Begin

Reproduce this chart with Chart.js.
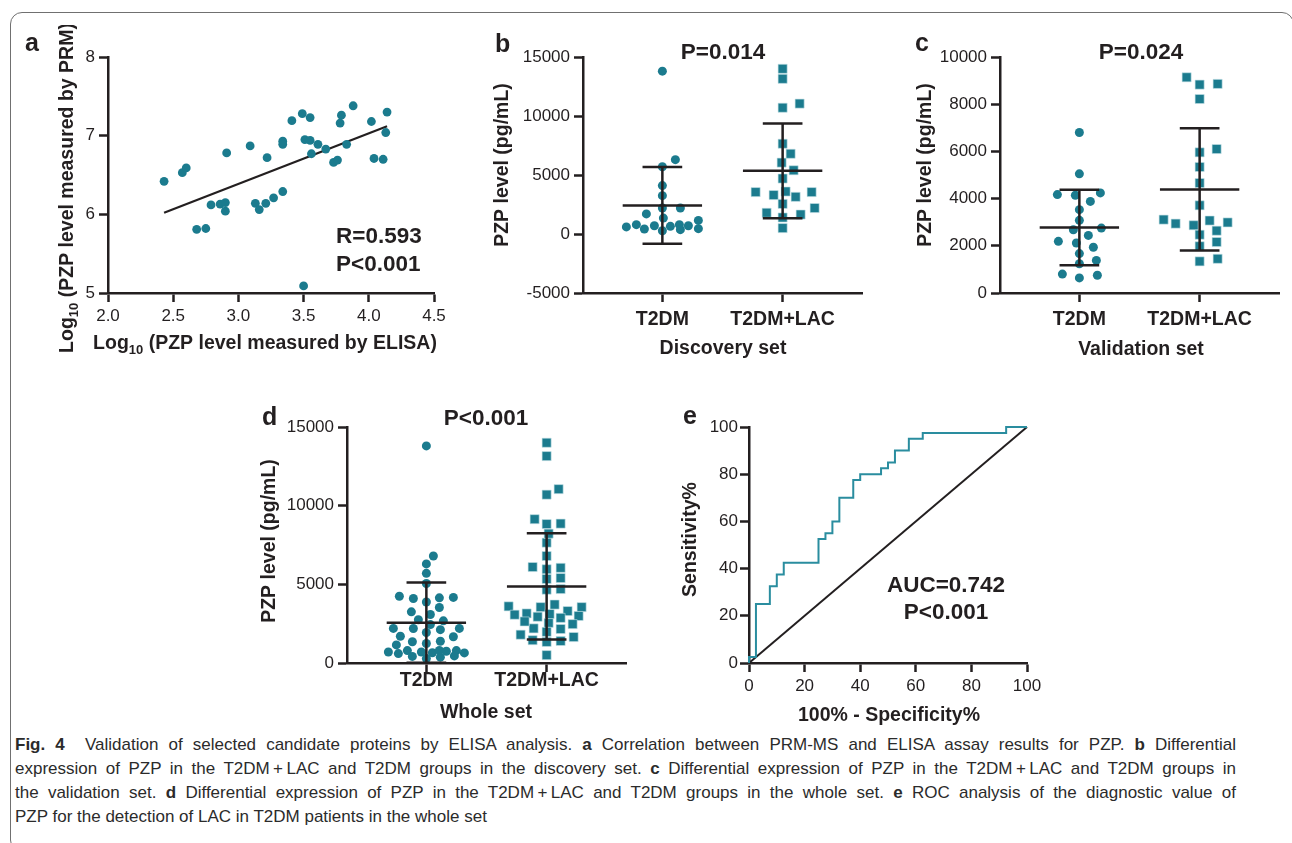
<!DOCTYPE html>
<html>
<head>
<meta charset="utf-8">
<title>PZP ELISA validation</title>
<script src="https://cdn.jsdelivr.net/npm/chart.js@4.4.0/dist/chart.umd.min.js"></script>
<style>
  body { margin: 0; background: #fff; }
  #page { position: relative; width: 1292px; height: 843px; overflow: hidden; font-family: 'Liberation Sans', Arial, sans-serif; }
  #frame { position: absolute; left: 10px; top: 12px; width: 1284px; height: 840px; border: 1.3px solid #707070; border-radius: 12px; box-sizing: border-box; }
  canvas { position: absolute; }
  #caption { position: absolute; left: 15px; top: 733px; font-size: 17px; line-height: 24px; color: #2b2b2b; white-space: nowrap; }
  #caption .full { width: 1221px; text-align: justify; text-align-last: justify; }
</style>
</head>
<body>
<div id="page">
  <div id="frame"></div>
  <canvas id="chartA"></canvas>
  <canvas id="chartB"></canvas>
  <canvas id="chartC"></canvas>
  <canvas id="chartD"></canvas>
  <canvas id="chartE"></canvas>
  <div id="caption">
    <div class="full"><b>Fig. 4</b>&nbsp; Validation of selected candidate proteins by ELISA analysis. <b>a</b> Correlation between PRM-MS and ELISA assay results for PZP. <b>b</b> Differential</div>
    <div class="full">expression of PZP in the T2DM&thinsp;+&thinsp;LAC and T2DM groups in the discovery set. <b>c</b> Differential expression of PZP in the T2DM&thinsp;+&thinsp;LAC and T2DM groups in</div>
    <div class="full">the validation set. <b>d</b> Differential expression of PZP in the T2DM&thinsp;+&thinsp;LAC and T2DM groups in the whole set. <b>e</b> ROC analysis of the diagnostic value of</div>
    <div>PZP for the detection of LAC in T2DM patients in the whole set</div>
  </div>
</div>
<script>
// ---- data ----
const groups = ['T2DM', 'T2DM+LAC'];

// a: log10 PZP, ELISA (x) vs PRM (y)
const elisaLog = [2.43, 2.57, 2.60, 2.68, 2.75, 2.79, 2.86, 2.90, 2.90, 2.91, 3.09, 3.13, 3.16, 3.21, 3.22, 3.27, 3.34, 3.34, 3.34, 3.41,
                  3.49, 3.55, 3.51, 3.55, 3.56, 3.61, 3.67, 3.73, 3.76, 3.78, 3.79, 3.83, 3.88, 4.02, 4.04, 4.11, 4.14, 4.13, 3.50];
const prmLog = [6.42, 6.53, 6.59, 5.81, 5.82, 6.12, 6.13, 6.15, 6.04, 6.78, 6.87, 6.14, 6.06, 6.14, 6.72, 6.21, 6.29, 6.93, 6.89, 7.19,
                7.28, 7.23, 6.95, 6.94, 6.77, 6.89, 6.83, 6.66, 6.69, 7.16, 7.26, 6.89, 7.38, 7.18, 6.71, 6.70, 7.30, 7.04, 5.09];
const fitElisa = [2.43, 4.14];
const fitPrm = [6.02, 7.12];

// b: discovery set, pg/mL
const discT2dm = [13800, 6300, 5700, 4100, 3250, 2200, 2200, 1700, 1350, 1150, 790, 790, 700, 700, 650, 600, 450, 420, 370, 280];
const discLac = [14000, 13150, 11050, 10700, 7650, 6800, 6050, 5400, 4700, 3600, 3550, 3550, 3300, 3150, 2550, 2200, 1800, 1650, 1400, 500];
const discMean = [2420, 5350];
const discSd = [3250, 4010];

// c: validation set, pg/mL
const valT2dm = [6800, 5050, 4240, 4170, 4140, 3880, 3530, 3080, 2750, 2680, 2440, 2190, 2120, 1940, 1670, 1380, 1240, 800, 750, 640];
const valLac = [9140, 8860, 8830, 8220, 6100, 5960, 5340, 4660, 3715, 3110, 3070, 2990, 2940, 2870, 2640, 2470, 2160, 1980, 1450, 1340];
const valMean = [2780, 4390];
const valSd = [1600, 2590];

// d: whole set = discovery + validation
const wholeT2dm = discT2dm.concat(valT2dm);
const wholeLac = discLac.concat(valLac);
const wholeMean = [2560, 4870];
const wholeSd = [2550, 3380];

// e: ROC curve vertices
const rocFpr = [0, 0, 2.5, 2.5, 7.5, 7.5, 10, 10, 12.5, 12.5, 25, 25, 27.5, 27.5, 30, 30, 32.5, 32.5, 37.5, 37.5,
                40, 40, 47.5, 47.5, 50, 50, 52.5, 52.5, 57.5, 57.5, 62.5, 62.5, 92.5, 92.5, 100];
const rocTpr = [0, 2.5, 2.5, 25, 25, 32.5, 32.5, 37.5, 37.5, 42.5, 42.5, 52.5, 52.5, 55, 55, 60, 60, 70, 70, 77.5,
                77.5, 80, 80, 82.5, 82.5, 85, 85, 90, 90, 95, 95, 97.5, 97.5, 100, 100];
const refLine = [0, 100];

// tick values
const aXTicks = [2.0, 2.5, 3.0, 3.5, 4.0, 4.5];
const aYTicks = [5, 6, 7, 8];
const bYTicks = [-5000, 0, 5000, 10000, 15000];
const cYTicks = [0, 2000, 4000, 6000, 8000, 10000];
const dYTicks = [0, 5000, 10000, 15000];
const eTicks = [0, 20, 40, 60, 80, 100];

// ---- styling ----
const INK = '#231f20';
const TEAL = '#1b7b8e';
const ROC_TEAL = '#2a8d9f';
const FAMILY = "'Liberation Sans', Arial, sans-serif";
const TICK_FONT = { family: FAMILY, size: 17 };
const CAT_FONT = { family: FAMILY, size: 19.5, weight: 'bold' };
const TITLE = 'bold 19.5px ' + FAMILY;
const BIG = 'bold 22.5px ' + FAMILY;
const LETTER = 'bold 25px ' + FAMILY;
const SUB = 'bold 13px ' + FAMILY;
const CAT_MIN = -0.66, CAT_MAX = 1.66;

Chart.defaults.font.family = FAMILY;

// draws titles, panel letters and annotations (positions in page pixels)
const panelText = {
  id: 'panelText',
  afterDraw(chart, args, o) {
    const ctx = chart.ctx;
    (o.items || []).forEach(it => {
      const parts = typeof it.text === 'string' ? [[it.text]] : it.text;
      const font = it.font || TITLE;
      ctx.save();
      ctx.fillStyle = INK;
      ctx.textBaseline = 'alphabetic';
      ctx.textAlign = 'left';
      ctx.translate(it.x - o.x, it.y - o.y);
      if (it.rot) ctx.rotate(-Math.PI / 2);
      let w = 0;
      parts.forEach(p => { ctx.font = p[1] ? SUB : font; w += ctx.measureText(p[0]).width; });
      let x = it.align === 'left' ? 0 : -w / 2;
      parts.forEach(p => {
        ctx.font = p[1] ? SUB : font;
        ctx.fillText(p[0], x, p[1] ? 5 : 0);
        x += ctx.measureText(p[0]).width;
      });
      ctx.restore();
    });
  }
};
Chart.register(panelText);

function axis(ticks, o) {
  return {
    type: 'linear',
    min: o.min !== undefined ? o.min : ticks[0],
    max: o.max !== undefined ? o.max : ticks[ticks.length - 1],
    afterBuildTicks: s => { s.ticks = ticks.map(v => ({ value: v })); },
    ticks: { color: INK, font: o.font || TICK_FONT, padding: o.pad, autoSkip: false, maxRotation: 0,
             callback: o.fmt || (v => String(v)) },
    grid: { drawOnChartArea: false, tickLength: 9, tickWidth: 2.5, tickColor: INK },
    border: { color: INK, width: 2.5 }
  };
}

function catAxis(pad) {
  return axis([0, 1], { min: CAT_MIN, max: CAT_MAX, pad, font: CAT_FONT, fmt: v => groups[v] });
}

function fixSize(size) {
  return s => {
    if (s.isHorizontal()) s.height = size; else s.width = size;
    s.paddingLeft = s.paddingRight = s.paddingTop = s.paddingBottom = 0;
  };
}

function lineSet(points, color, width) {
  return { data: points, showLine: true, pointRadius: 0, borderColor: color, borderWidth: width, clip: false };
}

// beeswarm: horizontal offsets (category units). Dots are kept an ellipse (ax, ay px) apart
// while room allows, otherwise squeezed into the band of +-maxOff px.
function swarm(vals, pxX, pxY, ax, ay, maxOff) {
  const done = [];
  const dx = new Array(vals.length);
  vals.map((v, k) => k).sort((p, q) => vals[p] - vals[q]).forEach(k => {
    const y = vals[k] * pxY;
    let best = 0, bestScore = -1;
    for (let s = 0; s <= 2 * maxOff; s++) {
      const off = (s % 2 ? 1 : -1) * Math.ceil(s / 2);
      let score = Infinity;
      done.forEach(p => { score = Math.min(score, ((p.x - off) / ax) ** 2 + ((p.y - y) / ay) ** 2); });
      if (score >= 1) { best = off; break; }
      if (score > bestScore) { bestScore = score; best = off; }
    }
    done.push({ x: best, y });
    dx[k] = best / pxX;
  });
  return dx;
}

function errorBar(i, m, sd) {
  const w = 0.33, c = 0.165;
  return lineSet([
    { x: i - w, y: m }, { x: i + w, y: m }, { x: i, y: null },
    { x: i - c, y: m + sd }, { x: i + c, y: m + sd }, { x: i, y: null },
    { x: i - c, y: m - sd }, { x: i + c, y: m - sd }, { x: i, y: null },
    { x: i, y: m + sd }, { x: i, y: m - sd }
  ], INK, 2.5);
}

function dotSets(lists, mean, sd, area, yTicks, spread) {
  const pxX = (area.r - area.l) / (CAT_MAX - CAT_MIN);
  const pxY = (area.b - area.t) / (yTicks[yTicks.length - 1] - yTicks[0]);
  const sets = lists.map((v, i) => errorBar(i, mean[i], sd[i]));
  lists.forEach((vals, i) => {
    const dx = swarm(vals, pxX, pxY, spread[0], spread[1], spread[2]);
    sets.push({
      data: vals.map((v, k) => ({ x: i + dx[k], y: v })),
      pointStyle: i ? 'rect' : 'circle',
      pointRadius: i ? 6.4 : 4.5,
      backgroundColor: TEAL,
      borderColor: i ? '#c4e0e5' : TEAL,
      borderWidth: i ? 0.6 : 0,
      clip: false
    });
  });
  return sets;
}

function panel(id, box, area, cfg) {
  const cv = document.getElementById(id);
  cv.width = box.w; cv.height = box.h;
  cv.style.left = box.x + 'px'; cv.style.top = box.y + 'px';
  cfg.x.afterFit = fixSize(box.y + box.h - area.b);
  cfg.y.afterFit = fixSize(area.l - box.x);
  return new Chart(cv, {
    type: 'scatter',
    data: { datasets: cfg.datasets },
    options: {
      responsive: false, animation: false, devicePixelRatio: 1,
      layout: { padding: { left: 0, top: area.t - box.y, right: box.x + box.w - area.r, bottom: 0 } },
      scales: { x: cfg.x, y: cfg.y },
      plugins: { legend: { display: false }, tooltip: { enabled: false },
                 panelText: { x: box.x, y: box.y, items: cfg.texts } }
    }
  });
}

// a
panel('chartA', { x: 15, y: 25, w: 455, h: 340 }, { l: 108, t: 57, r: 434, b: 293 }, {
  x: axis(aXTicks, { pad: 4.5, fmt: v => v.toFixed(1) }),
  y: axis(aYTicks, { pad: 4 }),
  datasets: [
    { data: elisaLog.map((v, i) => ({ x: v, y: prmLog[i] })), pointRadius: 4.4, backgroundColor: TEAL, borderWidth: 0, clip: false },
    lineSet(fitElisa.map((v, i) => ({ x: v, y: fitPrm[i] })), INK, 2.2)
  ],
  texts: [
    { text: 'a', x: 25, y: 51, font: LETTER, align: 'left' },
    { text: [['Log'], ['10', 1], [' (PZP level measured by ELISA)']], x: 265, y: 349 },
    { text: [['Log'], ['10', 1], [' (PZP level measured by PRM)']], x: 73, y: 188, rot: 1 },
    { text: 'R=0.593', x: 336, y: 243, font: BIG, align: 'left' },
    { text: 'P<0.001', x: 336, y: 270.5, font: BIG, align: 'left' }
  ]
});

// b
const areaB = { l: 583, t: 57, r: 862, b: 293 };
panel('chartB', { x: 480, y: 25, w: 400, h: 340 }, areaB, {
  x: catAxis(6),
  y: axis(bYTicks, { pad: 4 }),
  datasets: dotSets([discT2dm, discLac], discMean, discSd, areaB, bYTicks, [18, 10, 36]),
  texts: [
    { text: 'b', x: 495, y: 52, font: LETTER, align: 'left' },
    { text: 'P=0.014', x: 723, y: 59, font: BIG },
    { text: 'PZP level (pg/mL)', x: 508, y: 165, rot: 1 },
    { text: 'Discovery set', x: 723, y: 354 }
  ]
});

// c
const areaC = { l: 1000, t: 57, r: 1279, b: 293 };
panel('chartC', { x: 900, y: 25, w: 392, h: 340 }, areaC, {
  x: catAxis(6),
  y: axis(cYTicks, { pad: 4 }),
  datasets: dotSets([valT2dm, valLac], valMean, valSd, areaC, cYTicks, [18, 10, 36]),
  texts: [
    { text: 'c', x: 915, y: 51, font: LETTER, align: 'left' },
    { text: 'P=0.024', x: 1141, y: 59, font: BIG },
    { text: 'PZP level (pg/mL)', x: 931, y: 165, rot: 1 },
    { text: 'Validation set', x: 1141, y: 354.5 }
  ]
});

// d
const areaD = { l: 347, t: 427, r: 626, b: 663 };
panel('chartD', { x: 250, y: 395, w: 390, h: 335 }, areaD, {
  x: catAxis(-3),
  y: axis(dYTicks, { pad: 4 }),
  datasets: dotSets([wholeT2dm, wholeLac], wholeMean, wholeSd, areaD, dYTicks, [14, 9, 38]),
  texts: [
    { text: 'd', x: 262, y: 425, font: LETTER, align: 'left' },
    { text: 'P<0.001', x: 486, y: 425, font: BIG },
    { text: 'PZP level (pg/mL)', x: 275, y: 541, rot: 1 },
    { text: 'Whole set', x: 486, y: 718 }
  ]
});

// e
panel('chartE', { x: 670, y: 395, w: 380, h: 335 }, { l: 749, t: 427, r: 1027, b: 663 }, {
  x: axis(eTicks, { pad: 4 }),
  y: axis(eTicks, { pad: 2 }),
  datasets: [
    lineSet(rocFpr.map((v, i) => ({ x: v, y: rocTpr[i] })), ROC_TEAL, 2),
    lineSet(refLine.map(v => ({ x: v, y: v })), INK, 2)
  ],
  texts: [
    { text: 'e', x: 683, y: 424, font: LETTER, align: 'left' },
    { text: 'Sensitivity%', x: 696, y: 539.5, rot: 1 },
    { text: '100% - Specificity%', x: 889, y: 720.5 },
    { text: 'AUC=0.742', x: 946, y: 591.5, font: BIG },
    { text: 'P<0.001', x: 946, y: 619, font: BIG }
  ]
});
</script>
</body>
</html>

End

Problem description: Return exactly what appears from the opening line of the material through the line with "const groups = ['T2DM', 'T2DM+LAC'];", apart from the pictures.

Solution to this task:
Reproduce this chart with Chart.js.
<!DOCTYPE html>
<html>
<head>
<meta charset="utf-8">
<title>PZP ELISA validation</title>
<script src="https://cdn.jsdelivr.net/npm/chart.js@4.4.0/dist/chart.umd.min.js"></script>
<style>
  body { margin: 0; background: #fff; }
  #page { position: relative; width: 1292px; height: 843px; overflow: hidden; font-family: 'Liberation Sans', Arial, sans-serif; }
  #frame { position: absolute; left: 10px; top: 12px; width: 1284px; height: 840px; border: 1.3px solid #707070; border-radius: 12px; box-sizing: border-box; }
  canvas { position: absolute; }
  #caption { position: absolute; left: 15px; top: 733px; font-size: 17px; line-height: 24px; color: #2b2b2b; white-space: nowrap; }
  #caption .full { width: 1221px; text-align: justify; text-align-last: justify; }
</style>
</head>
<body>
<div id="page">
  <div id="frame"></div>
  <canvas id="chartA"></canvas>
  <canvas id="chartB"></canvas>
  <canvas id="chartC"></canvas>
  <canvas id="chartD"></canvas>
  <canvas id="chartE"></canvas>
  <div id="caption">
    <div class="full"><b>Fig. 4</b>&nbsp; Validation of selected candidate proteins by ELISA analysis. <b>a</b> Correlation between PRM-MS and ELISA assay results for PZP. <b>b</b> Differential</div>
    <div class="full">expression of PZP in the T2DM&thinsp;+&thinsp;LAC and T2DM groups in the discovery set. <b>c</b> Differential expression of PZP in the T2DM&thinsp;+&thinsp;LAC and T2DM groups in</div>
    <div class="full">the validation set. <b>d</b> Differential expression of PZP in the T2DM&thinsp;+&thinsp;LAC and T2DM groups in the whole set. <b>e</b> ROC analysis of the diagnostic value of</div>
    <div>PZP for the detection of LAC in T2DM patients in the whole set</div>
  </div>
</div>
<script>
// ---- data ----
const groups = ['T2DM', 'T2DM+LAC'];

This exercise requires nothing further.